Por que não trazer benefícios que estão externos a isso? Não só as experiências exclusivas que o consumidor final vai ter a partir das coleções e ativos que ele tiver, mas todo o fomento dessa comunidade nos NFTs que são vendidos – com a criação de um fundo que reverte isso em favor dos bartenders, a outra ponta do ecossistema.”

Vinícius Low

Ainda existem poucos provedores que desenvolvem e ofertam soluções de tokenização de comunidades para empresas, mas o mercado vem crescendo e é promissor.

Fernando Velicka, COO da goBlockchain

Segundo Fernando Velicka da goBlockchain, startup provedora de tecnologia nesse projeto, é importante não enxergar o blockchain como uma solução para tudo, mas como um viabilizador de um plano mais amplo relacionado a loyalty (fidelidade) e relacionamento. A empresa faz a oferta de um ambiente digital, em cima de uma solução no-code, onde a marca possa facilmente gerenciar isso tudo. O cliente não tem a necessidade de entender o tema em profundidade nem de programar em linguagens como solidity, por exemplo. É uma espécie de CRM 3.0, que torna mais fácil o gerenciamento desse relacionamento e a metrificação das ações desenvolvidas, com feedback contínuo de pessoas que são promotoras voluntárias da marca e se sentem parte dela.

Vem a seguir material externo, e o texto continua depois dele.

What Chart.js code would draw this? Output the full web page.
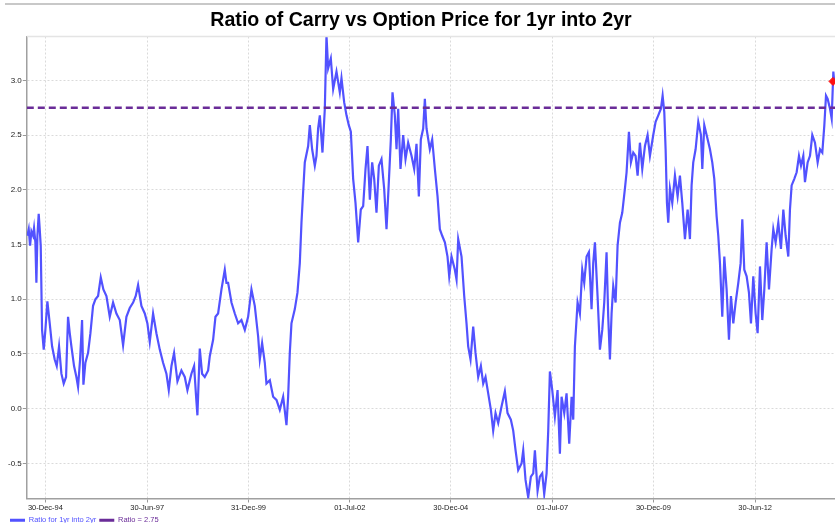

Para Paulo Martinez, sócio da consultoria TPZ que desenvolveu a modelagem do ponto de vista estratégico, iniciativas de Web3 – onde se inserem projetos como esse – são a “nova transformação digital” em cima de uma infraestrutura digital mais avançada.

Paulo Martinez, Sócio da TPZ

“As marcas podem se beneficiar desse tipo de infraestrutura como um novo conector de relações, pois partimos de uma construção de mundo mais linear para uma visão mais ecossistêmica – onde é necessário cuidar mais do design das relações, do design das experiências, e isso é muito importante na construção de comunidades e na aproximação das marcas com seus públicos e fãs, pois permite uma forma mais aprofundada de se relacionar.”

Paulo Martinez

Por fim, a avaliação da Campari em relação aos resultados foi bastante positiva, tanto em termos de brand awareness (reconhecimento de marca) quanto na capacidade de realização de ações inovadoras junto à sua comunidade – podendo medir de forma precisa os seus impactos.

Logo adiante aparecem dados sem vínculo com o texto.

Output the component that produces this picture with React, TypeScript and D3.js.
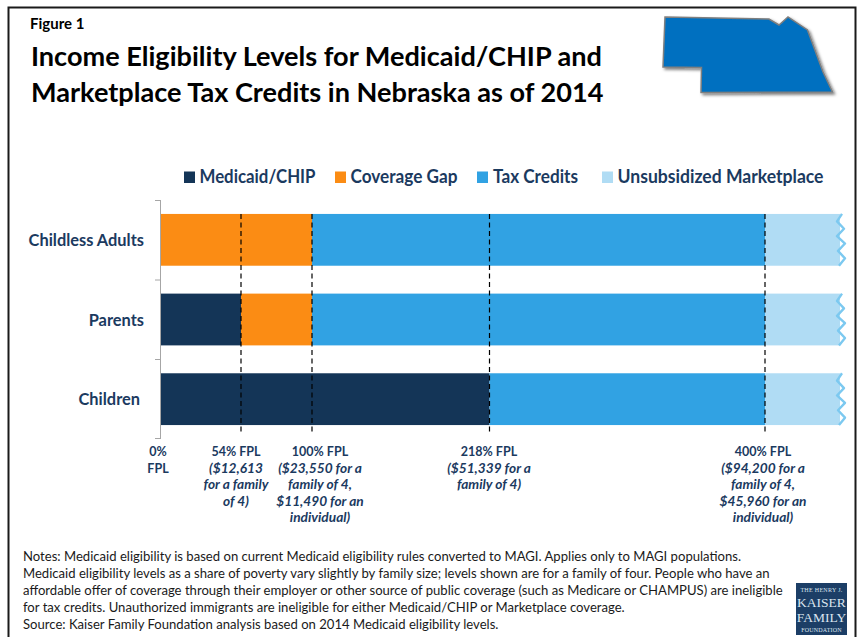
import React from "react";
import * as d3 from "d3";

const FONT = "Lato, 'Open Sans', sans-serif";
const NAVY = "#1b3a5f";

const categories = ["Childless Adults", "Parents", "Children"];
const seriesNames = ["Medicaid/CHIP", "Coverage Gap", "Tax Credits", "Unsubsidized Marketplace"];
const seriesColors = ["#143557", "#fb8c14", "#31a2e3", "#b0dcf4"];
const medicaid = [0, 54, 218];
const coverageGap = [100, 46, 0];
const taxCredits = [300, 300, 182];
const unsubsidized = [50, 50, 50];

const fplTicks = [0, 54, 100, 218, 400];
const fplLabels = [
  ["0%", "FPL"],
  ["54% FPL", "($12,613", "for a family", "of 4)"],
  ["100% FPL", "($23,550 for a", "family of 4,", "$11,490 for an", "individual)"],
  ["218% FPL", "($51,339 for a", "family of 4)"],
  ["400% FPL", "($94,200 for a", "family of 4,", "$45,960 for an", "individual)"],
];

const titleLines = [
  "Income Eligibility Levels for Medicaid/CHIP and",
  "Marketplace Tax Credits in Nebraska as of 2014",
];
const noteLines = [
  "Notes: Medicaid eligibility is based on current Medicaid eligibility rules converted to MAGI. Applies only to MAGI populations.",
  "Medicaid eligibility levels as a share of poverty vary slightly by family size; levels shown are for a family of four. People who have an",
  "affordable offer of coverage through their employer or other source of public coverage (such as Medicare or CHAMPUS) are ineligible",
  "for tax credits. Unauthorized immigrants are ineligible for either Medicaid/CHIP or Marketplace coverage.",
  "Source: Kaiser Family Foundation analysis based on 2014 Medicaid eligibility levels.",
];
const stateOutline: [number, number][] = [
  [665, 17], [769, 19], [779, 25], [788, 17], [807.5, 30], [823, 72], [832.5, 92],
  [701, 92.5], [701.5, 67.5], [663, 67],
];
const wave = [2, -3, 4, -3, 5, -2, 5, -1];

export default function App() {
  const x = d3.scaleLinear().domain([0, 54, 100, 218, 400, 450]).range([161, 241, 312, 489.5, 765, 840]);
  const y = d3.scaleBand().domain(categories).range([200, 439]).paddingInner(0.35).paddingOuter(0.175);
  const rows = d3.stack<number>().keys(["0", "1", "2", "3"]).value((i, k) =>
    [medicaid, coverageGap, taxCredits, unsubsidized][+k][i]
  )(categories.map((_, i) => i));
  const line = d3.line<[number, number]>().curve(d3.curveLinear);
  const waveEnd = x(450);
  const legendX = [184, 335, 477, 602];
  const legendW = [116, 107, 85, 206];
  const labelCx = [158, 236, 320, 489, 763];

  return (
    <svg width={859} height={637} style={{ position: "absolute", left: 0, top: 0, fontFamily: FONT }}>
      <defs>
        <filter id="sh" x="-10%" y="-10%" width="125%" height="125%">
          <feDropShadow dx="2" dy="2" stdDeviation="1.6" floodColor="#000" floodOpacity="0.5" />
        </filter>
      </defs>
      <rect width={859} height={637} fill="#fff" />
      <path d="M8.5,640V7.5H855.5V640" fill="none" stroke="#1a1a1a" strokeWidth={2} />

      <text x={30} y={29} fontSize={15} fontWeight={700} fill="#000">Figure 1</text>
      {titleLines.map((t, i) => (
        <text key={t} x={31} y={66 + i * 36} fontSize={27.1} fontWeight={700} fill="#000">{t}</text>
      ))}
      <path d={d3.line()(stateOutline) + "Z"} fill="#0070c0" stroke="#7f7f7f" strokeWidth={1.5} filter="url(#sh)" />

      {seriesNames.map((n, i) => (
        <g key={n}>
          <rect x={legendX[i]} y={171.5} width={11} height={11.5} fill={seriesColors[i]} />
          <text x={legendX[i] + (i === 2 ? 16 : 15.5)} y={183} fontSize={18} fontWeight={700} fill={NAVY}
            textLength={legendW[i]} lengthAdjust="spacingAndGlyphs">{n}</text>
        </g>
      ))}

      <path d="M155,200.5H160.5M155,280H160.5M155,359.5H160.5M155,438.5H160.5M160.5,200V439" fill="none" stroke="#a6a6a6" strokeWidth={1} />

      {rows.map((s, si) =>
        s.map((d, i) => {
          const w = x(d[1]) - x(d[0]);
          if (w <= 0) return null;
          return (
            <rect key={`${si}-${i}`} x={x(d[0])} y={y(categories[i])} width={w} height={y.bandwidth()} fill={seriesColors[si]} />
          );
        })
      )}
      {categories.map((c) => {
        const y0 = y(c)!;
        const step = y.bandwidth() / (wave.length - 1);
        return (
          <path
            key={c}
            d={line(wave.map((o, k) => [waveEnd + o, y0 + k * step]))!}
            fill="none"
            stroke="#7cc9f0"
            strokeWidth={2.4}
            strokeLinejoin="round"
          />
        );
      })}
      {categories.map((c) => (
        <text key={c} x={c === "Children" ? 140 : 144} y={y(c)! + y.bandwidth() / 2 + 6} textAnchor="end" fontSize={16.4} fontWeight={700} fill={NAVY}>
          {c}
        </text>
      ))}

      {fplTicks.slice(1).map((t) => (
        <line key={t} x1={x(t)} x2={x(t)} y1={214} y2={433} stroke="#000" strokeWidth={1.2} strokeDasharray="5 3.5" />
      ))}

      {fplLabels.map((lines, i) => (
        <text key={i} textAnchor="middle" fontWeight={700} fill={NAVY}>
          {lines.map((l, k) => {
            const upright = k === 0 || i === 0;
            return (
              <tspan key={k} x={labelCx[i]} y={456 + k * 16.6} fontSize={upright ? 12.5 : 13.7} fontStyle={upright ? "normal" : "italic"}>
                {l}
              </tspan>
            );
          })}
        </text>
      ))}

      {noteLines.map((n, i) => (
        <text key={i} x={23} y={561 + i * 17.1} fontSize={13.1} fill="#1a1a1a">{n}</text>
      ))}

      <rect x={796} y={583} width={51} height={52} fill="#1c3e66" />
      <g fill="#dbe4ee" fontFamily="'Liberation Serif', serif" textAnchor="middle">
        <text x={821.5} y={592} fontSize={6} letterSpacing={0.3}>THE HENRY J.</text>
        <text x={821.5} y={607} fontSize={13.5}>KAISER</text>
        <text x={821.5} y={622} fontSize={13.5}>FAMILY</text>
        <text x={821.5} y={632} fontSize={6} letterSpacing={0.2}>FOUNDATION</text>
      </g>
    </svg>
  );
}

A empresa deve levar o projeto para outros países e Vinícius Low reconhece que os riscos de implementação de iniciativas desse tipo são baixos quando comparado a outras alternativas tradicionais de mercado. Como recado a outras empresas, Low diz que “quem entrar mais cedo sairá na frente” e reforça que, para estar na conversa do consumidor atual e do futuro, é preciso adotar novas abordagens e tecnologias, mantendo a simplicidade e conveniência nesse processo.

A evolução da conexão

Em essência, todo o movimento abordado aqui diz respeito a uma nova forma de orientar não só o marketing, mas diversas decisões estratégicas de um negócio, com base na comunidade que orbita uma determinada marca. A tecnologia blockchain vem como uma ferramenta poderosa para juntar tudo isso, tornando-se um grande diferencial quando bem utilizada.

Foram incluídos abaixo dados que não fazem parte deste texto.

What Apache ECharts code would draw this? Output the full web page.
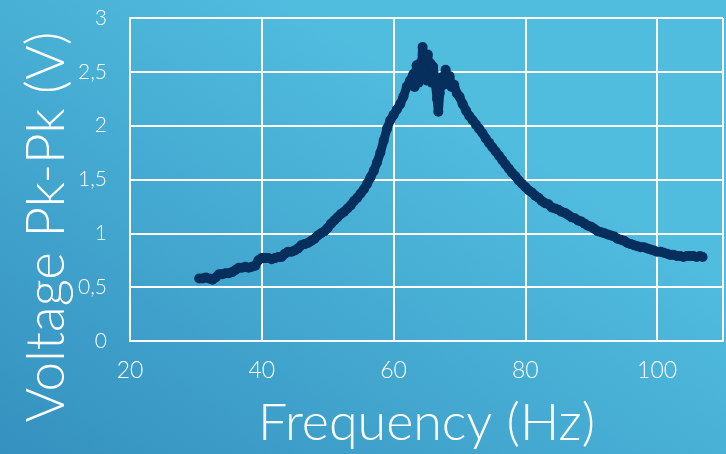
<!DOCTYPE html>
<html>
<head>
<meta charset="utf-8">
<script src="https://cdn.jsdelivr.net/npm/echarts@6/dist/echarts.min.js"></script>
<style>html,body{margin:0;padding:0;}#c{width:726px;height:454px;}</style>
</head>
<body>
<div id="c"></div>
<script>
var freq = [30.5,31.0,31.5,32.0,32.5,33.0,33.5,34.0,34.5,35.0,35.5,36.0,36.5,37.0,37.5,38.0,38.5,39.0,39.5,40.0,40.5,41.0,41.5,42.0,42.5,43.0,43.5,44.0,44.5,45.0,45.5,46.0,46.5,47.0,47.5,48.0,48.5,49.0,49.5,50.0,50.5,51.0,51.5,52.0,52.5,53.0,53.5,54.0,54.5,55.0,55.5,56.0,56.5,57.0,57.5,58.0,58.5,59.0,59.5,60.0,60.5,61.0,61.5,62.0,62.5,63.0,63.2,63.5,63.8,64.0,64.2,64.4,64.6,64.8,65.0,65.2,65.4,65.6,65.8,66.0,66.3,66.6,66.8,67.0,67.3,67.6,67.9,68.2,68.5,68.8,69.2,69.6,70.0,70.5,71.0,71.5,72.0,72.5,73.0,73.5,74.0,74.5,75.0,75.5,76.0,76.5,77.0,77.5,78.0,78.5,79.0,79.5,80.0,80.5,81.0,81.5,82.0,82.5,83.0,83.5,84.0,84.5,85.0,85.5,86.0,86.5,87.0,87.5,88.0,88.5,89.0,89.5,90.0,90.5,91.0,91.5,92.0,92.5,93.0,93.5,94.0,94.5,95.0,95.5,96.0,96.5,97.0,97.5,98.0,98.5,99.0,99.5,100.0,100.5,101.0,101.5,102.0,102.5,103.0,103.5,104.0,104.5,105.0,105.5,106.0,106.5,106.9];
var voltage = [0.58,0.58,0.59,0.58,0.57,0.59,0.62,0.62,0.63,0.63,0.64,0.66,0.68,0.68,0.69,0.68,0.69,0.70,0.75,0.77,0.77,0.77,0.76,0.77,0.78,0.78,0.81,0.83,0.83,0.84,0.86,0.89,0.90,0.91,0.93,0.95,0.98,1.00,1.02,1.05,1.09,1.12,1.15,1.18,1.20,1.23,1.26,1.30,1.33,1.37,1.41,1.46,1.52,1.58,1.66,1.75,1.86,1.97,2.05,2.10,2.15,2.20,2.27,2.36,2.42,2.48,2.36,2.56,2.40,2.58,2.45,2.73,2.50,2.62,2.42,2.66,2.45,2.58,2.40,2.55,2.42,2.25,2.13,2.30,2.45,2.38,2.52,2.42,2.46,2.36,2.38,2.30,2.27,2.20,2.14,2.09,2.05,2.01,1.97,1.93,1.88,1.84,1.80,1.76,1.72,1.68,1.64,1.60,1.56,1.53,1.49,1.46,1.43,1.40,1.38,1.35,1.33,1.30,1.28,1.27,1.24,1.23,1.22,1.20,1.19,1.17,1.15,1.14,1.12,1.11,1.09,1.07,1.06,1.04,1.02,1.01,1.00,0.99,0.98,0.97,0.95,0.94,0.93,0.91,0.90,0.89,0.88,0.87,0.87,0.86,0.85,0.84,0.83,0.83,0.82,0.81,0.80,0.80,0.79,0.79,0.78,0.79,0.79,0.79,0.78,0.79,0.78];
var xTicks = [20, 40, 60, 80, 100];
var yTicks = [0, 0.5, 1, 1.5, 2, 2.5, 3];
var xTitle = 'Frequency (Hz)';
var yTitle = 'Voltage Pk-Pk (V)';

var pts = freq.map(function (f, i) { return [f, voltage[i]]; });
var chart = echarts.init(document.getElementById('c'));
var FONT = 'Lato';
chart.setOption({
  animation: false,
  backgroundColor: new echarts.graphic.LinearGradient(0, 1, 0.4, 0, [
    { offset: 0, color: '#3591bf' },
    { offset: 1, color: '#50bcde' }
  ]),
  grid: { left: 130, right: -7, top: 18, bottom: 111, containLabel: false },
  graphic: [{
    type: 'text', left: 20, top: 'middle', rotation: Math.PI / 2,
    x: 47, y: 228,
    style: { text: yTitle, fill: '#ffffff', font: '300 53px Lato', textAlign: 'center', textVerticalAlign: 'middle' }
  }],
  xAxis: {
    type: 'value', min: 20, max: 110, interval: 20,
    name: xTitle, nameLocation: 'middle', nameGap: 56,
    nameTextStyle: { color: '#ffffff', fontSize: 52, fontFamily: FONT, fontWeight: 300 },
    axisLine: { show: true, lineStyle: { color: '#ffffff', width: 2 } },
    axisTick: { show: false },
    splitLine: { show: true, lineStyle: { color: '#ffffff', width: 2 } },
    axisLabel: { color: '#ffffff', fontSize: 23, fontFamily: FONT, fontWeight: 300, margin: 18,
      formatter: function (v) { return xTicks.indexOf(v) >= 0 ? String(v) : ''; } }
  },
  yAxis: {
    type: 'value', min: 0, max: 3, interval: 0.5,
    axisLine: { show: true, lineStyle: { color: '#ffffff', width: 2 } },
    axisTick: { show: false },
    splitLine: { show: true, lineStyle: { color: '#ffffff', width: 2 } },
    axisLabel: { color: '#ffffff', fontSize: 21, fontFamily: FONT, fontWeight: 300, margin: 23,
      formatter: function (v) { return yTicks.indexOf(v) >= 0 ? String(v).replace('.', ',') : ''; } }
  },
  series: [{
    type: 'line', data: pts,
    symbol: 'circle', symbolSize: 10, showSymbol: true,
    lineStyle: { color: '#062f5d', width: 9 },
    itemStyle: { color: '#062f5d' }
  }]
});
</script>
</body>
</html>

Contudo, para que as iniciativas de tokenização de comunidade funcionem, de fato, tudo precisa ser palatável e fácil de usar, sem perder de vista o objetivo principal, que é ampliar o engajamento com sua comunidade – ao mesmo tempo em que se fornece instrumentos para que ela cresça e se desenvolva a partir dos seus próprios membros. Deste modo, é possível potencializar o efeito da marca sobre seus consumidores, criando ativações que transcendam a relação de consumo que a gente tem tradicionalmente – atingindo um nível profundo de conexão. No contexto da Web3, será fundamental para as empresas utilizarem diferentes recursos para criar, desenvolver e nutrir suas comunidades e os ecossistemas no qual suas marcas estão inseridas, garantindo, assim, sua perenidade na era da descentralização e da colaboração. O movimento está apenas começando, mas deve ganhar cada vez mais adeptos à medida em que mais casos emerjam e a criptoeconomia se fortaleça no cotidiano das pessoas.